2. PT FI berpendapat bahwa KK tetap berlaku sampai dengan akhir tahun 2021, dan pada tahun 2021 harus diperpanjang walaupun dalam bentuk izin, tetapi dokumen amandemen KK tetap menjadi kesatuan yang tidak dapat dipisahkan .
3. PT FI juga berpendapat bahwa UU nomor 4 thn 2009 tentang Pertambangan dan Batubara tidak berlaku untuk KK PT FI yang disusun dan disetujui berdasarkan UU nomor 1 tahun 1967.
Maka berdasarkan hal hal tersebut diatas dan mempertimbangkan berbagai aspek peraturan perundang undangan, maka Dirjen Minerba Bambang Gatot Aryono berpendapat :
A. PT FI tidak beritikad baik dan bermaksud tidak akan menyelesaikan amandemen KK .
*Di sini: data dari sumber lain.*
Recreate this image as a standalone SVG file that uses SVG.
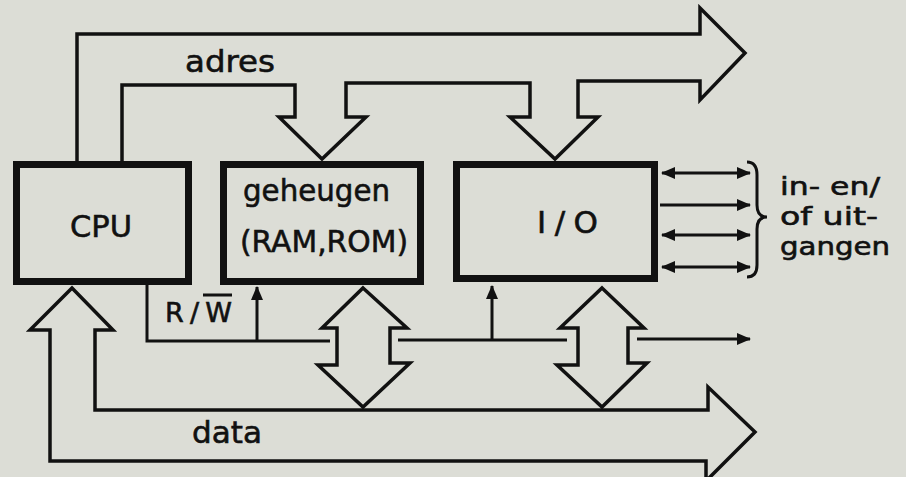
<svg xmlns="http://www.w3.org/2000/svg" width="906" height="477" viewBox="0 0 906 477">
<defs>
<style>
.box{fill:none;stroke:#111;stroke-width:7}
.ln{fill:none;stroke:#111;stroke-width:3;stroke-linejoin:miter}
.bus{fill:none;stroke:#111;stroke-width:3.5;stroke-linejoin:miter}
.t{font-family:"DejaVu Sans",sans-serif;font-size:31px;fill:#111;stroke:#111;stroke-width:0.6}
.s{font-size:25px}
</style>
<marker id="ah" viewBox="0 0 14 12" refX="13" refY="6" markerWidth="14" markerHeight="12" markerUnits="userSpaceOnUse" orient="auto-start-reverse">
<path d="M0,0 L14,6 L0,12 Z" fill="#111"/>
</marker>
</defs>
<rect width="906" height="477" fill="#dcddd6"/>
<g id="connectors">
<path class="bus" d="M77,161 V34 H700 V8 L745,53 L700,100 V81 H578 V117 H598 L555,159 L510,117 H530 V83 H346 V117 H366 L322,159 L279,117 H295 V85 H122 V161"/>
<path class="bus" d="M706,481 V461 H50 V330 H30 L72,288 L113,330 H95 V410 H708 V387 L755,432 L706,481"/>
<path class="bus" d="M363,288 L407,328 H390 V363 H410 L363,407 L318,365 H337 V328 H322 Z"/>
<path class="bus" d="M602,288 L644,328 H628 V363 H647 L602,407 L557,365 H578 V328 H560 Z"/>
<path class="ln" d="M147,284 V341 H330"/>
<path class="ln" d="M257,341 V287" marker-end="url(#ah)"/>
<path class="ln" d="M398,340 H567"/>
<path class="ln" d="M492,340 V286" marker-end="url(#ah)"/>
<path class="ln" d="M637,339 H750" marker-end="url(#ah)"/>
<path class="ln" d="M662,173 H750" marker-start="url(#ah)" marker-end="url(#ah)"/>
<path class="ln" d="M660,205 H750" marker-end="url(#ah)"/>
<path class="ln" d="M662,235 H750" marker-start="url(#ah)" marker-end="url(#ah)"/>
<path class="ln" d="M662,267 H750" marker-start="url(#ah)" marker-end="url(#ah)"/>
<path class="ln" d="M747,162 Q757,162 757,175 V205 Q757,217 767,217 Q757,217 757,229 V265 Q757,277 747,277"/>
</g>
<g id="cpu">
<rect class="box" x="16.5" y="164.5" width="172" height="117"/>
<text class="t" x="70" y="237" textLength="62" lengthAdjust="spacingAndGlyphs">CPU</text>
</g>
<g id="memory">
<rect class="box" x="223.5" y="164.5" width="197" height="117"/>
<text class="t" x="243" y="201" textLength="147" lengthAdjust="spacingAndGlyphs">geheugen</text>
<text class="t" x="240" y="252" textLength="168" lengthAdjust="spacingAndGlyphs">(RAM,ROM)</text>
</g>
<g id="io">
<rect class="box" x="456.5" y="164.5" width="198" height="114"/>
<text class="t" x="537" y="233" textLength="61">I / O</text>
</g>
<g id="labels">
<text class="t" x="185" y="72" textLength="90" lengthAdjust="spacingAndGlyphs">adres</text>
<text class="t" x="192" y="443" textLength="70" lengthAdjust="spacingAndGlyphs">data</text>
<text class="t" x="165" y="322" style="font-size:27px" textLength="67">R/W</text>
<line x1="203" y1="295" x2="232" y2="295" stroke="#111" stroke-width="3"/>
<text class="t s" x="780" y="195" textLength="100" lengthAdjust="spacingAndGlyphs">in- en/</text>
<text class="t s" x="780" y="225" textLength="98" lengthAdjust="spacingAndGlyphs">of uit-</text>
<text class="t s" x="780" y="255" textLength="110" lengthAdjust="spacingAndGlyphs">gangen</text>
</g>
</svg>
B. PT FI tidak taat terhadap UU Minerba 6 nomor 4 thn 2009 pasal 169 ( b).
Apalagi pada tgl 24 juli 2014 PT FI telah menanda tangani MOU dgn Kementerian ESDM untuk membangun smelter di Gresik dan disepakati juga dengan menempati jaminan kesungguhan 5% dari nilai pembangunan smelter USD 2,3 miliar, sehingga nilai jaminan USD 115 juta dan hanya disetorkan USD 15 juta, dan sisanya tidak disetorkan dgn alasan “cashflow perusahaan ” , dan atas dasar MOU tersebut Pemerintah tetap memberikan izin ekspor dengan mengenakan bea keluar dan tarif bea keluar berdasarkan Peraturan Menteri Keuangan RI ( Permenkeu ) nmr 153/ PMK.011 / 2014 perubahan ketiga dari Permenkeu nomor 75 / PMK.011/2012 \, yang dasar pengenaan tarif bea keluar dengan mempertimbangkan tingkat kemajuan pembangunan smelter dengan tarif bea keluar yang dikenakan, karena kalau mengacu ke Permenkeu nomor 75 secara tegas dan konsekwen bisa dikenakan tarif 20% saat itu dan sekarang bisa mencapai 60%, maka sejak batas akhir boleh melakukan eksport mineral atau bijih mentah adalah tgl 9 Januari 2014 sesuai pasal 170 UU Minerba nomor 4 tahun 2009, namun faktanya Pemerintah tetap terkesan lemah dengan merubah terus Permenkeu tersebut dan hanya dikenakan tarif hanya 5 %, faktanya pembangunan smelter tidak pernah ada sampai dengan saat ini, sehingga MOU tersebut harusnya dapat diproses secara hukum, karena telah digunakan untuk merugikan negara dengan melawan UU Minerba nmr 4 tahun 2009.